**SET EXERCISE:**
Can you write out every line from the start of the records below through the line containing "import seaborn as sns", leaving out any pictures?

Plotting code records

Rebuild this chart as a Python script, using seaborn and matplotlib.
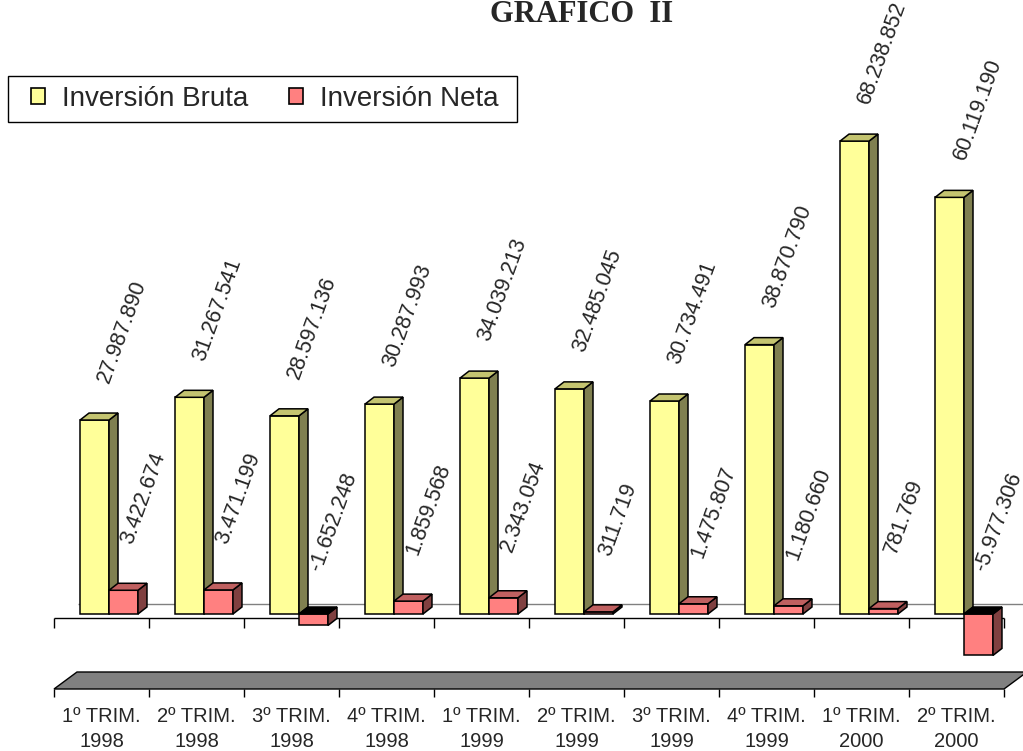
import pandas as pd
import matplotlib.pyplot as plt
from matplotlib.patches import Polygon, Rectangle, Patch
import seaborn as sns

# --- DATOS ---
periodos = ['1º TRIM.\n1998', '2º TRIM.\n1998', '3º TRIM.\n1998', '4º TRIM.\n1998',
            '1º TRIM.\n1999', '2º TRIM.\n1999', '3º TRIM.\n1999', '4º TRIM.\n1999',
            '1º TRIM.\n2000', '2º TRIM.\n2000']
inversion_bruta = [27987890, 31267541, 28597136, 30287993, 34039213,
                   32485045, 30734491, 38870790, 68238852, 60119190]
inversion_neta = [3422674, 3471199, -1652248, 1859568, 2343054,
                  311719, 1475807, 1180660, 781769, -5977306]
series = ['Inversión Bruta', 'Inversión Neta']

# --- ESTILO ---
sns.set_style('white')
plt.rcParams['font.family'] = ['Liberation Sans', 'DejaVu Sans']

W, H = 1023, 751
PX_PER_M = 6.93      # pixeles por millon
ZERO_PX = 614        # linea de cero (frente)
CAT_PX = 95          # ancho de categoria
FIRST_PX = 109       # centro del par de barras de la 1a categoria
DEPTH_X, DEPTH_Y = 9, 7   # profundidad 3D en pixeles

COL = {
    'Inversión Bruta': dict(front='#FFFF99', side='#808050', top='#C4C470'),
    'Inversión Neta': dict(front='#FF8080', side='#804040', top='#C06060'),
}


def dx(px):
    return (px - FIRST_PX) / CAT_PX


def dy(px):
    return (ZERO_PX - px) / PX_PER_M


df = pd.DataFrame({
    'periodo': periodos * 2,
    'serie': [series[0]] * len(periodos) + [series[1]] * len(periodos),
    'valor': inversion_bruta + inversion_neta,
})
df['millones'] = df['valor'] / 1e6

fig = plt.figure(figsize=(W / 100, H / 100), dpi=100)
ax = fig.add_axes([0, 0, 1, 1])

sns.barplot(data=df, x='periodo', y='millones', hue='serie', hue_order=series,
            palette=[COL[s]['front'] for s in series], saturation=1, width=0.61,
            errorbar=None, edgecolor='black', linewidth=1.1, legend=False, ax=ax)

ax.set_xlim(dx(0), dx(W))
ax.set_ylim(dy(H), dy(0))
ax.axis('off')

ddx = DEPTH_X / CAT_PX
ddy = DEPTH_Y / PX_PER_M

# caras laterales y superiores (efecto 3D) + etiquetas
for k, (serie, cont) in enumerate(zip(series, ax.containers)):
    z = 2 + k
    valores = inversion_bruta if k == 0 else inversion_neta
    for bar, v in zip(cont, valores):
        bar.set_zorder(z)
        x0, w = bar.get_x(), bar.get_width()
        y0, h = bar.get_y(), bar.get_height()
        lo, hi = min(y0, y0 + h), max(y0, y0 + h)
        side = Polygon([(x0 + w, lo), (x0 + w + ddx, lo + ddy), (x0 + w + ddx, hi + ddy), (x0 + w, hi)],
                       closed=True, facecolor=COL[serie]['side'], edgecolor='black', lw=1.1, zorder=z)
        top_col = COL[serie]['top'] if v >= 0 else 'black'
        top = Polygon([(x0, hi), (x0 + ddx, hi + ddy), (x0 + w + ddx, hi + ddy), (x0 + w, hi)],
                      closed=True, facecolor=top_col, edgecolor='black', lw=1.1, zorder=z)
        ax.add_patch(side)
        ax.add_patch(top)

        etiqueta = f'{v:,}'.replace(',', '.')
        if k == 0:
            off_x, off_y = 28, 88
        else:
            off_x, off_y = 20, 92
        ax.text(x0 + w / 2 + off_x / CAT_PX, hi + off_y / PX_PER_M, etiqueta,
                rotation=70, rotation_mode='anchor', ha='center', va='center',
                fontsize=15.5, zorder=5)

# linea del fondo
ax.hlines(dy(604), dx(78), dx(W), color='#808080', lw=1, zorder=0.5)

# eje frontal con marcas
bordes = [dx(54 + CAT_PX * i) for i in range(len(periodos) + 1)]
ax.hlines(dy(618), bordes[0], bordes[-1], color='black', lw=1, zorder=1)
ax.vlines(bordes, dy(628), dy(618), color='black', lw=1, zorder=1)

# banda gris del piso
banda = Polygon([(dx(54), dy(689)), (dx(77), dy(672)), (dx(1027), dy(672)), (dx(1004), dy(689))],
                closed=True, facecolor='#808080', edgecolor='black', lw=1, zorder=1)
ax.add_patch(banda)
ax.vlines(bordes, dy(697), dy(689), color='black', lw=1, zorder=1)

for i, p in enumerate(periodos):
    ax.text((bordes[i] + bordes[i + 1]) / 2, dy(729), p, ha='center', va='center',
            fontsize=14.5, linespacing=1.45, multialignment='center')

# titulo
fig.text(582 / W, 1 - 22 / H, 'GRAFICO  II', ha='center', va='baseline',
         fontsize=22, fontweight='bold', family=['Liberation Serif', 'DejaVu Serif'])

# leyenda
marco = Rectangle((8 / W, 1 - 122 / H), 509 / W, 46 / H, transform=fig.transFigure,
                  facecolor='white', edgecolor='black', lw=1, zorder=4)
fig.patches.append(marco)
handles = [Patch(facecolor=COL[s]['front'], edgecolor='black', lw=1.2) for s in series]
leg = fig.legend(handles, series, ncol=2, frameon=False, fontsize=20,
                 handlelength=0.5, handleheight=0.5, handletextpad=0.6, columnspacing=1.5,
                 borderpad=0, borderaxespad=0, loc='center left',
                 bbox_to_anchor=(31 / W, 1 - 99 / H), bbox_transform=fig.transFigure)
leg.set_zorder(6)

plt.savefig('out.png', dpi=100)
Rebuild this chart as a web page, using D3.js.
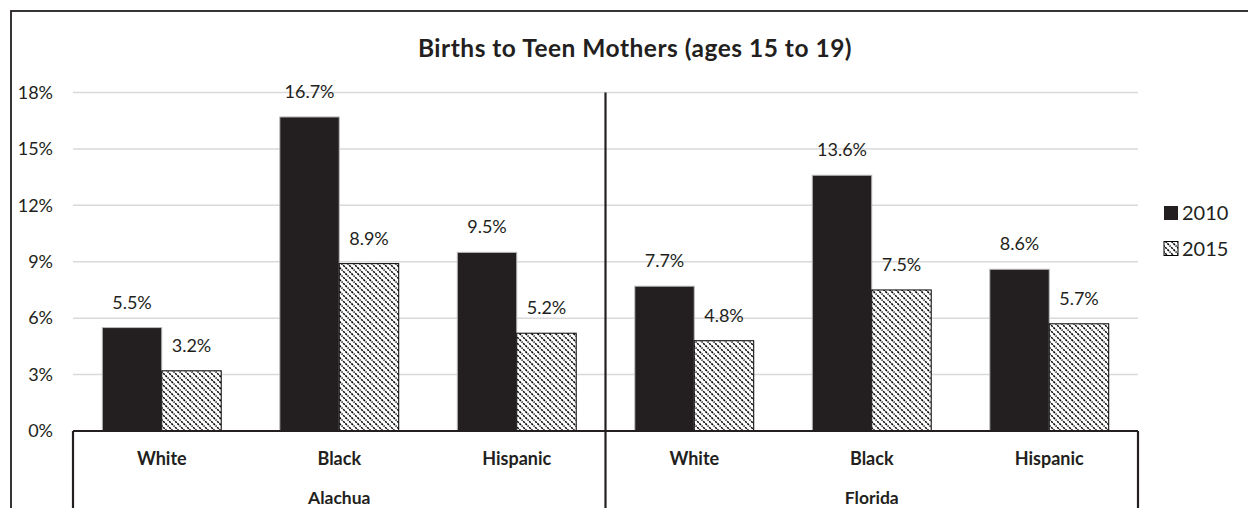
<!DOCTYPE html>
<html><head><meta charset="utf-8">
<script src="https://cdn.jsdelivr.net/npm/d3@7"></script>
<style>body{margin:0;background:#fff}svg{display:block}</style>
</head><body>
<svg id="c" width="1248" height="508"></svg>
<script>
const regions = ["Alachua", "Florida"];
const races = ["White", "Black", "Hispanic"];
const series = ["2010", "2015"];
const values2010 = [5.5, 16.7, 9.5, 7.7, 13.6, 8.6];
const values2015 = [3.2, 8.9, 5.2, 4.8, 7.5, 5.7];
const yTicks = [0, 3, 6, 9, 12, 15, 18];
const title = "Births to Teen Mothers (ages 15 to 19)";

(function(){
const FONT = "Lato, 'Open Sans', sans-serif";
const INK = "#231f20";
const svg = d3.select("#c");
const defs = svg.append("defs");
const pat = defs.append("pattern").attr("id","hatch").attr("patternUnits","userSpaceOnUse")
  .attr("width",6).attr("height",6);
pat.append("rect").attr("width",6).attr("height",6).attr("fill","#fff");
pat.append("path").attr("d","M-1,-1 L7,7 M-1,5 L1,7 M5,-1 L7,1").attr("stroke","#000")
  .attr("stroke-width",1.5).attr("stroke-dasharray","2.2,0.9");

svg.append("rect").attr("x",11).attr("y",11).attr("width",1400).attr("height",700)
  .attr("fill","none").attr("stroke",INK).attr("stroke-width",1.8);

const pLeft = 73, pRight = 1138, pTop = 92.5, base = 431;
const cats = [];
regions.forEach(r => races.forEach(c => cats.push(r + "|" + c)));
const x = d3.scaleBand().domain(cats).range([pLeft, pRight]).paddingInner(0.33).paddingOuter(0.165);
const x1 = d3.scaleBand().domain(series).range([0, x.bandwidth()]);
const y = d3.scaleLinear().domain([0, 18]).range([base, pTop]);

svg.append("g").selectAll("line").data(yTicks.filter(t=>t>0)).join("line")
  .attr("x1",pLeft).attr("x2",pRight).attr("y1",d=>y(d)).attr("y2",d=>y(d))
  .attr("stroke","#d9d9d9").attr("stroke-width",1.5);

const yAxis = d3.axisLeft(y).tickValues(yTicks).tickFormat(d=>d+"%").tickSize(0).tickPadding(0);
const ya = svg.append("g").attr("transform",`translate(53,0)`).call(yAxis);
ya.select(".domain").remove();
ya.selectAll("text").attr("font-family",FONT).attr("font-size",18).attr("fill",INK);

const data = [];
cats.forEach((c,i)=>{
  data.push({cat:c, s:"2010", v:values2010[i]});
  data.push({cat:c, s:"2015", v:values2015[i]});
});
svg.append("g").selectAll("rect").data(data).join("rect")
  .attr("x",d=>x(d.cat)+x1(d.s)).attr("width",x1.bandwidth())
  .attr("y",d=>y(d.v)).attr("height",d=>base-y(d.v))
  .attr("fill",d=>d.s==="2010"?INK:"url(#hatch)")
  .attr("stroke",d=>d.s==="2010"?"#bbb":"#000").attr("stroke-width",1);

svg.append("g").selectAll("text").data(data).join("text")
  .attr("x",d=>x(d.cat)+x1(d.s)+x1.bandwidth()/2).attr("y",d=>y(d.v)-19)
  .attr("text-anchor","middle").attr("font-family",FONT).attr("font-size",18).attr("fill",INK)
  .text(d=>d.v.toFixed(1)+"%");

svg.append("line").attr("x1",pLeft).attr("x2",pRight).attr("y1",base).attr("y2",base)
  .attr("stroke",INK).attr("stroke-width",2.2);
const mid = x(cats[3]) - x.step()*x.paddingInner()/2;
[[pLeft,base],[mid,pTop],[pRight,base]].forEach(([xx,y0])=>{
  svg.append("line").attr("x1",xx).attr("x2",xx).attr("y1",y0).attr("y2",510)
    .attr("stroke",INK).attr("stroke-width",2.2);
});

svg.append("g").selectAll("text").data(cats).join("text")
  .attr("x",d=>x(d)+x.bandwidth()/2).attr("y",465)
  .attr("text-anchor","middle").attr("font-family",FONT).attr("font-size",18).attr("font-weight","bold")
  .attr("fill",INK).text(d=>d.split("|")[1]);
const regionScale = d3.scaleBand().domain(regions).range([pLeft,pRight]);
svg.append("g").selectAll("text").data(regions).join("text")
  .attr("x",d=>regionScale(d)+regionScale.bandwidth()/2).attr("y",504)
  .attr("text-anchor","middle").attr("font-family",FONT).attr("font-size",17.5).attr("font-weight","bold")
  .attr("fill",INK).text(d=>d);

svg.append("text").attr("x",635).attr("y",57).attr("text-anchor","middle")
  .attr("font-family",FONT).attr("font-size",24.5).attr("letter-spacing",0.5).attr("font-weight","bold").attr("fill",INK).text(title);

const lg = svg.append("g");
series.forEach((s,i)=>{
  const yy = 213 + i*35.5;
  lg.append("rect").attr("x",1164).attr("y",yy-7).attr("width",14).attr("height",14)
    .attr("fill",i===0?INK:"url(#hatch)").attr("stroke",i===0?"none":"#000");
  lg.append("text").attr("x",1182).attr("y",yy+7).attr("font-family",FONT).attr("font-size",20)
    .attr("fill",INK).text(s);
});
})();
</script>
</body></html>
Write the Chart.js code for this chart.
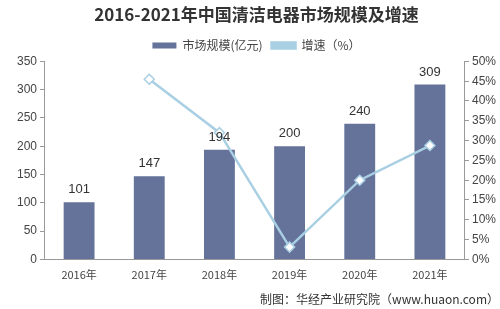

**RESULT BELOW:**
Rebuild this chart as a Python script, using seaborn and matplotlib.
import pandas as pd
import matplotlib.pyplot as plt
from matplotlib.patches import Polygon, Rectangle, Patch
import seaborn as sns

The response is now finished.